You must successfully demonstrate:
You are competent in applying ICC protocols with regard to changing the ball

Changing the ball has a significant impact on the game and is an important decision. ICC expects its international umpires to use the ‘rings’ when deciding on shape and also the experience within the PCT when deciding on changing the condition of the ball.

For shape, the umpires in the first instance are expected to inspect the ball and then use the ‘rings’ accordingly. When the ball does not go through, this is the best way to sell the decision that the ball is in fact out of shape. (See right: 4.8 Video 482, NZ v WI 1st Test Dec 2013). Any ball replaced due to being out of shape should be marked and given back to the Match Referee and Home Board.

Colour – presently (2014), with two white balls used for ODIs, it should be a rare occasion when umpires are required to replace a ball due to colour. If a ball does have to be replaced, then it is logical to have to replace it with one that is whiter (and perhaps less use). Umpires should only change a ball for colour under extreme circumstances and only if the batsmen have complained about it in the first instance. If a player does not raise the issue, then the umpires should not get involved in this area.

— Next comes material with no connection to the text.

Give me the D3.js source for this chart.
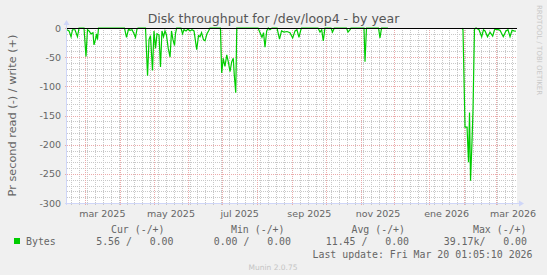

Changing the condition of the ball (ball tampering) is a serious issue and one that carries some stigma of ‘cheating’ with the players. A decision on this issue should not be taken lightly. ICC expects the umpires to make frequent inspections of the ball throughout the innings and also at the fall of a wicket. Decisions on this issue should be made by both on-field umpires (and occasionally with the help of the 3rd Umpire based on video evidence – see right: Code of Conduct Report Form, Faf du Plessis). The protocol is clearly laid out in the ICC Almanac.